Broader Market Reaction and Investor Sentiment
The escalation of trade tensions has fostered a pervasive "risk-off" sentiment across global financial markets. U.S. equities experienced a sell-off, with the S&P 500 reversing earlier gains. Investors sought refuge in safe-haven assets, leading to gold prices surging approximately 2% on October 13, 2025, with prices eyeing acceptance above $4100/oz. Concurrently, cryptocurrencies also weakened, with Bitcoin down over 3% and Ether and Solana registering losses exceeding 5%.
European markets followed suit, with the FTSE 100 dipping by 0.3%, Germany's DAX declining by 1%, and France's CAC retreating by 0.85%. The broader economic implications extend to corporate investment decisions, with U.S. companies cutting investments in China to record lows. Only 48% of U.S. firms planned investments in China in 2025, a sharp decrease from 80% in 2024, primarily due to rising and fluctuating tariffs and broader trade tensions.

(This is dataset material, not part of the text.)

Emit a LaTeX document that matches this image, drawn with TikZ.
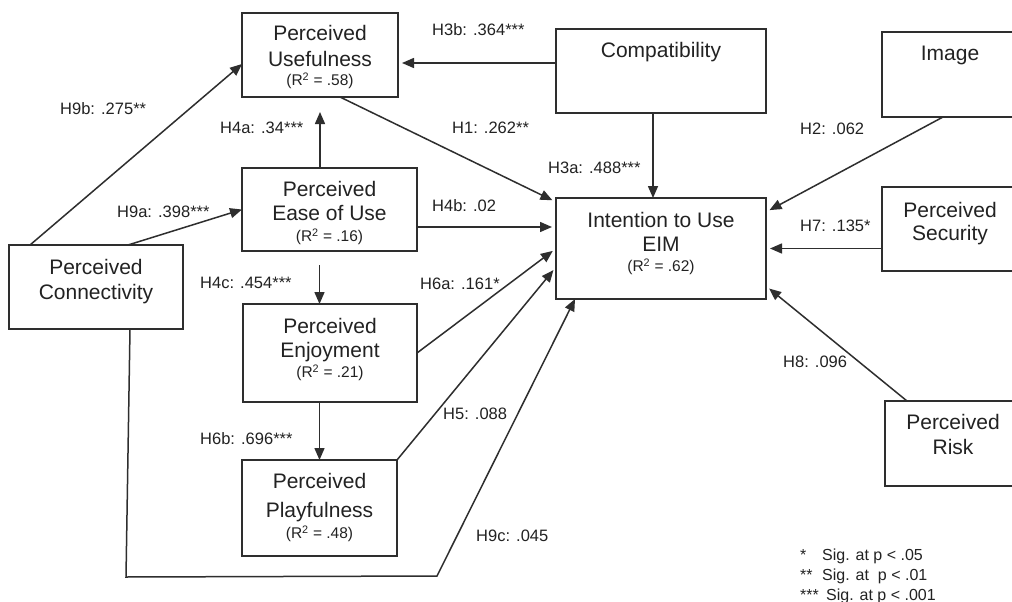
\documentclass[tikz,border=0pt]{standalone}
\usepackage{fontspec}
\setmainfont{Liberation Sans}
\usetikzlibrary{arrows.meta,calc}
\definecolor{linec}{HTML}{2e2e2e}
\definecolor{txtc}{HTML}{222222}
\begin{document}
\begin{tikzpicture}[x=1pt,y=-1pt,
  box/.style={draw=linec, line width=1.5pt, inner sep=0pt, outer sep=0pt, rectangle},
  big/.style={font=\fontsize{21}{24}\selectfont, text=txtc, anchor=base, inner sep=0pt},
  rsq/.style={font=\fontsize{15.5}{18}\selectfont, text=txtc, anchor=base, inner sep=0pt},
  lab/.style={font=\fontsize{16.5}{19}\selectfont, text=txtc, anchor=base west, inner sep=0pt},
  leg/.style={font=\fontsize{16}{18}\selectfont, text=txtc, anchor=base west, inner sep=0pt},
  arr/.style={draw=linec, line width=1.5pt, -{Triangle[length=12pt,width=10pt]}}]

\useasboundingbox (0,0) rectangle (1012,602);
\fill[white] (0,0) rectangle (1012,602);

% boxes
\node[box, minimum width=156pt, minimum height=84pt] (PU) at (320,55) {};
\node[box, minimum width=175pt, minimum height=83pt] (PEOU) at (329.5,209.5) {};
\node[box, minimum width=210pt, minimum height=84pt] (CO) at (661,71) {};
\node[box, minimum width=210pt, minimum height=101pt] (INT) at (661,248.5) {};
\node[box, minimum width=136pt, minimum height=85pt] (IM) at (950,74.5) {};
\node[box, minimum width=136pt, minimum height=84pt] (SEC) at (950,229) {};
\node[box, minimum width=137pt, minimum height=85pt] (RI) at (953.5,443.5) {};
\node[box, minimum width=174pt, minimum height=84pt] (PC) at (96,287) {};
\node[box, minimum width=174pt, minimum height=98pt] (PE) at (330,353) {};
\node[box, minimum width=155pt, minimum height=96pt] (PP) at (319.5,508) {};

% box texts
\node[big] (PUa) at (320,40.5) {Perceived};
\node[big] (PUb) at (320,66.5) {Usefulness};
\node[rsq] (PUc) at (320,85.5) {(R\textsuperscript{2} = .58)};

\node[big] (PEOUa) at (329.5,196.5) {Perceived};
\node[big] (PEOUb) at (329.5,220.5) {Ease of Use};
\node[rsq] (PEOUc) at (329.5,241.5) {(R\textsuperscript{2} = .16)};

\node[big] (COa) at (661,57.5) {Compatibility};

\node[big] (INTa) at (661,227.5) {Intention to Use};
\node[big] (INTb) at (661,251.5) {EIM};
\node[rsq] (INTc) at (661,271.5) {(R\textsuperscript{2} = .62)};

\node[big] (IMa) at (950,60.5) {Image};

\node[big] (SECa) at (950,217.5) {Perceived};
\node[big] (SECb) at (950,240.5) {Security};

\node[big] (RIa) at (953,429.5) {Perceived};
\node[big] (RIb) at (953,454.5) {Risk};

\node[big] (PCa) at (96,274.5) {Perceived};
\node[big] (PCb) at (96,299.5) {Connectivity};

\node[big] (PEa) at (330,333.5) {Perceived};
\node[big] (PEb) at (330,357.5) {Enjoyment};
\node[rsq] (PEc) at (330,377.5) {(R\textsuperscript{2} = .21)};

\node[big] (PPa) at (319.5,488.5) {Perceived};
\node[big] (PPb) at (319.5,517.5) {Playfulness};
\node[rsq] (PPc) at (319.5,538.5) {(R\textsuperscript{2} = .48)};

% helper coordinates
\coordinate (h4b) at ([yshift=21.5pt]INT.west);
\coordinate (h3b) at ([yshift=8pt]CO.west);
\coordinate (c1) at (126,577);
\coordinate (c2) at (437,576);

% connectors
\draw[arr] ([xshift=21pt]PC.north west) -- ([yshift=-9pt]PU.west);
\draw[arr] ([xshift=119pt]PC.north west) -- (PEOU.west);
\draw[arr, shorten >=15pt] (PEOU.north -| PU.south) -- (PU.south);
\draw[arr, shorten <=14pt] (PEOU.south -| PP.north) -- (PE.north -| PP.north);
\draw[arr] (PE.south -| PP.north) -- (PP.north);
\draw[arr, shorten >=4pt] ([xshift=20pt]PU.south) -- ([yshift=-4pt]INT.north west);
\draw[arr, shorten >=4pt] (PEOU.east |- h4b) -- (h4b);
\draw[arr, shorten >=4pt] (PE.east) -- (INT.west);
\draw[arr, shorten >=4pt] (PP.north east) -- ([yshift=-18.5pt]INT.west);
\draw[arr] ([xshift=34pt]PC.south) -- (c1) -- (c2) -- ([xshift=-86pt]INT.south);
\draw[arr, shorten >=4pt] (h3b) -- (PU.east |- h3b);
\draw[arr] ([xshift=-8pt]CO.south) -- ([xshift=-8pt]INT.north);
\draw[arr, shorten >=4pt] ([xshift=-7pt]IM.south) -- ([yshift=-14pt]INT.north east);
\draw[arr, shorten >=4pt] (SEC.west |- INT.east) -- (INT.east);
\draw[arr, shorten >=4pt] ([xshift=-46.5pt]RI.north) -- ([yshift=13pt]INT.south east);

% path labels
\node[lab] (L9b) at (60,114) {H9b: .275**};
\node[lab] (L9a) at (117,217) {H9a: .398***};
\node[lab] (L4a) at (220,133) {H4a: .34***};
\node[lab] (L1) at (452,133) {H1: .262**};
\node[lab] (L3b) at (432,36) {H3b: .364***};
\node[lab] (L4b) at (432,211) {H4b: .02};
\node[lab] (L3a) at (548,173) {H3a: .488***};
\node[lab] (L2) at (800,134) {H2: .062};
\node[lab] (L7) at (800,231) {H7: .135*};
\node[lab] (L8) at (783,367) {H8: .096};
\node[lab] (L4c) at (200,288) {H4c: .454***};
\node[lab] (L6a) at (420,289) {H6a: .161*};
\node[lab] (L6b) at (200,444) {H6b: .696***};
\node[lab] (L5) at (443,419) {H5: .088};
\node[lab] (L9c) at (476,541) {H9c: .045};

% legend
\node[leg] (G1) at (800,560) {\makebox[22pt][l]{*}Sig. at p < .05};
\node[leg] (G2) at (800,580) {\makebox[22pt][l]{**}Sig. at\ \ p < .01};
\node[leg] (G3) at (800,600) {\makebox[26pt][l]{***}Sig. at p < .001};
\end{tikzpicture}
\end{document}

Outlook: Trade Negotiations and Economic Indicators in Focus
The immediate outlook for global markets remains intricately linked to the trajectory of U.S.-China trade negotiations. A planned meeting between President Trump and President Xi Jinping at the Asia-Pacific Economic Cooperation (APEC) forum later in October 2025 will be closely watched for any signs of de-escalation or further friction. Working-level talks are also continuing, underscoring ongoing diplomatic efforts despite the contentious environment.
Key factors influencing market sentiment in the coming weeks include potential new tariff implementations, the impact of China's rare earth export controls, and the ongoing discussions at the International Monetary Fund (IMF) and World Bank annual meetings. The U.S. Commerce Department's expanded export controls on advanced semiconductor chips and potential licensing requirements for software exports to China further highlight the technological dimension of the dispute. The interplay of these geopolitical and economic factors will continue to drive short-term market movements and shape long-term global trade and investment strategies.